— Start of Available data —

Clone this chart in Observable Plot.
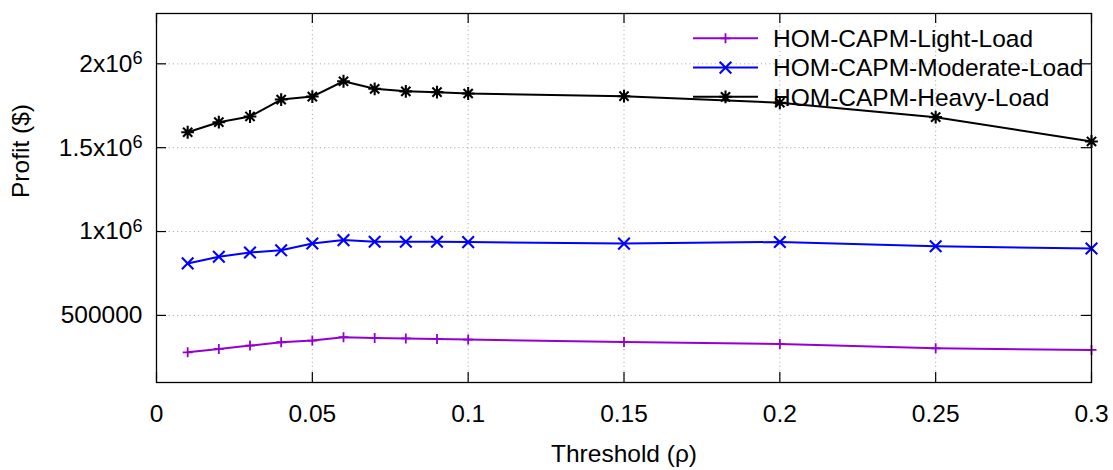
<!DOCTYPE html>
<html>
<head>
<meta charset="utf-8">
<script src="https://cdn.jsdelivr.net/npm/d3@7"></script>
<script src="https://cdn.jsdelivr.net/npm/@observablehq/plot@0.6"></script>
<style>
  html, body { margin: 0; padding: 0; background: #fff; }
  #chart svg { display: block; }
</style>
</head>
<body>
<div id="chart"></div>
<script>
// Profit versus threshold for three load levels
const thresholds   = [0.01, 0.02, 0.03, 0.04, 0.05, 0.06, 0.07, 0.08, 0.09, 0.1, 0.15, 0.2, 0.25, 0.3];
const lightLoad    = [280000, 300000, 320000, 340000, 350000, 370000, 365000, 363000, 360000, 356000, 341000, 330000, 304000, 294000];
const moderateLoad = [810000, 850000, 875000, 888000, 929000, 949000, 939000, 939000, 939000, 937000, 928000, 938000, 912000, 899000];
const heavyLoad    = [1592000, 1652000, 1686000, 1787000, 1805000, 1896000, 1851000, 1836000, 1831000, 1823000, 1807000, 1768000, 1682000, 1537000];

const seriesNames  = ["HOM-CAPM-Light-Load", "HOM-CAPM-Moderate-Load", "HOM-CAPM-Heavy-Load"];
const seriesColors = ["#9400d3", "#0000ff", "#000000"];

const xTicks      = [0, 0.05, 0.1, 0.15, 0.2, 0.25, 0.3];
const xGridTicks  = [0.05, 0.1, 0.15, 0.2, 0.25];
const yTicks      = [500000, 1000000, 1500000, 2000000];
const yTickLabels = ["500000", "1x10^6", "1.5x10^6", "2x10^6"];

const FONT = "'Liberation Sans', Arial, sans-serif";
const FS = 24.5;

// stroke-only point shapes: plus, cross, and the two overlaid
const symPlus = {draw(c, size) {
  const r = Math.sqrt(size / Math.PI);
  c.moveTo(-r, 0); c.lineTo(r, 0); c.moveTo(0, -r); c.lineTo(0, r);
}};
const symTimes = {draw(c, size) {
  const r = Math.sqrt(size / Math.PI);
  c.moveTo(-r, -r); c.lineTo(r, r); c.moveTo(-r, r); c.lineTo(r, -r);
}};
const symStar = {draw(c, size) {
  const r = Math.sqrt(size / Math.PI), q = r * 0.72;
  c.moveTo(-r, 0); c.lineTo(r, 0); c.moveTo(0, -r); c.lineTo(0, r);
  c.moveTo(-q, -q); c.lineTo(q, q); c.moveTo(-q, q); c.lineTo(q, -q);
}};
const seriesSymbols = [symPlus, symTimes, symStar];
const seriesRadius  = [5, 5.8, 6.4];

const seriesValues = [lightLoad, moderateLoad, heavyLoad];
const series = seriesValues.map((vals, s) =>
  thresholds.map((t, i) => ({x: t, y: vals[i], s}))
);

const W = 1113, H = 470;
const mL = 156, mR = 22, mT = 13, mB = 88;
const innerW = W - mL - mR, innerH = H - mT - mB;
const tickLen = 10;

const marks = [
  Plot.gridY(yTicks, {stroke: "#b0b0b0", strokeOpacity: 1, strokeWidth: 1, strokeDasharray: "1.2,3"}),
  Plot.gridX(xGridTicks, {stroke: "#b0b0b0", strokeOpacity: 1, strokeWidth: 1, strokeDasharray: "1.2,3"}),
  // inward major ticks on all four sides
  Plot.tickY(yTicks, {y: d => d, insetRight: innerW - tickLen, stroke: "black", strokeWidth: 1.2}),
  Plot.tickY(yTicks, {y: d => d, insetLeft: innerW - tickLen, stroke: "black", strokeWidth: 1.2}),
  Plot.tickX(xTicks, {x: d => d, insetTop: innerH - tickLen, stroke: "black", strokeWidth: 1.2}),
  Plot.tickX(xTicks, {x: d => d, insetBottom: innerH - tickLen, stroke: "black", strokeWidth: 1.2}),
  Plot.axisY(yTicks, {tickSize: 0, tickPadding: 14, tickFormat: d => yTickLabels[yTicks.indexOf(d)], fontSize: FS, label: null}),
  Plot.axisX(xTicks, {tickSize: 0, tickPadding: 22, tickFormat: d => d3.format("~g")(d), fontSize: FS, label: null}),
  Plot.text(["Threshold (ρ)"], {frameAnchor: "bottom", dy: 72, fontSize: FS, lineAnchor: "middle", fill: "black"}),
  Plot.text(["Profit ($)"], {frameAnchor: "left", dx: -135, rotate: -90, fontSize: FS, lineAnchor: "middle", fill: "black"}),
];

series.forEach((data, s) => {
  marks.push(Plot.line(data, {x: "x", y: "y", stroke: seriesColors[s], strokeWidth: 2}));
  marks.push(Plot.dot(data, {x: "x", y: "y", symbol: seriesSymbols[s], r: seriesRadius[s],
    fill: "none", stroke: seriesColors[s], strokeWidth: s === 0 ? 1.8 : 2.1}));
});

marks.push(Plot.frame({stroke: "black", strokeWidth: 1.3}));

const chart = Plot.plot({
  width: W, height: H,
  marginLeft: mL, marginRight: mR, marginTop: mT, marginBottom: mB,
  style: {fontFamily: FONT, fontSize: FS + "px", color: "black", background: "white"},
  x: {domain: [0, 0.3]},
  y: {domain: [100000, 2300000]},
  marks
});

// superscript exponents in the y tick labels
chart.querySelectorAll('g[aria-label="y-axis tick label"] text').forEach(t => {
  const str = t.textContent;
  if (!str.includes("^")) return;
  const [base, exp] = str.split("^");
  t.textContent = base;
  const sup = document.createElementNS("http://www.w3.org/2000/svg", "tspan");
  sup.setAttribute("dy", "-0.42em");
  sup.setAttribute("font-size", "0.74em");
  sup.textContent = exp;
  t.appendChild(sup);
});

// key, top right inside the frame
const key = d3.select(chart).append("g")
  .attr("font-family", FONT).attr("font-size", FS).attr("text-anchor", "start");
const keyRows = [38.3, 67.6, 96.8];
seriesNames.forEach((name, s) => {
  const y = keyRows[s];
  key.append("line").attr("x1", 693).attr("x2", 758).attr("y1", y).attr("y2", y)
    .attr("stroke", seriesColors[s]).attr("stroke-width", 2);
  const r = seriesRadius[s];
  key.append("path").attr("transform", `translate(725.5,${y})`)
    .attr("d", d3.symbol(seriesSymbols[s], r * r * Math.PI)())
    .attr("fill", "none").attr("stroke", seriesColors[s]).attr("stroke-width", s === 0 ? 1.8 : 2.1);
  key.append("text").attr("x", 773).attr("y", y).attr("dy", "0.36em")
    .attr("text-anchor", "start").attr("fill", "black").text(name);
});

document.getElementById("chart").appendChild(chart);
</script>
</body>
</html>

— End of Available data —

Set problem -
Give again, exactly, the lines from the start of the data through the one holding "1768000, 1682000, 1537000];"; omit the pictures.

Expected answer -
Clone this chart in Observable Plot.
<!DOCTYPE html>
<html>
<head>
<meta charset="utf-8">
<script src="https://cdn.jsdelivr.net/npm/d3@7"></script>
<script src="https://cdn.jsdelivr.net/npm/@observablehq/plot@0.6"></script>
<style>
  html, body { margin: 0; padding: 0; background: #fff; }
  #chart svg { display: block; }
</style>
</head>
<body>
<div id="chart"></div>
<script>
// Profit versus threshold for three load levels
const thresholds   = [0.01, 0.02, 0.03, 0.04, 0.05, 0.06, 0.07, 0.08, 0.09, 0.1, 0.15, 0.2, 0.25, 0.3];
const lightLoad    = [280000, 300000, 320000, 340000, 350000, 370000, 365000, 363000, 360000, 356000, 341000, 330000, 304000, 294000];
const moderateLoad = [810000, 850000, 875000, 888000, 929000, 949000, 939000, 939000, 939000, 937000, 928000, 938000, 912000, 899000];
const heavyLoad    = [1592000, 1652000, 1686000, 1787000, 1805000, 1896000, 1851000, 1836000, 1831000, 1823000, 1807000, 1768000, 1682000, 1537000];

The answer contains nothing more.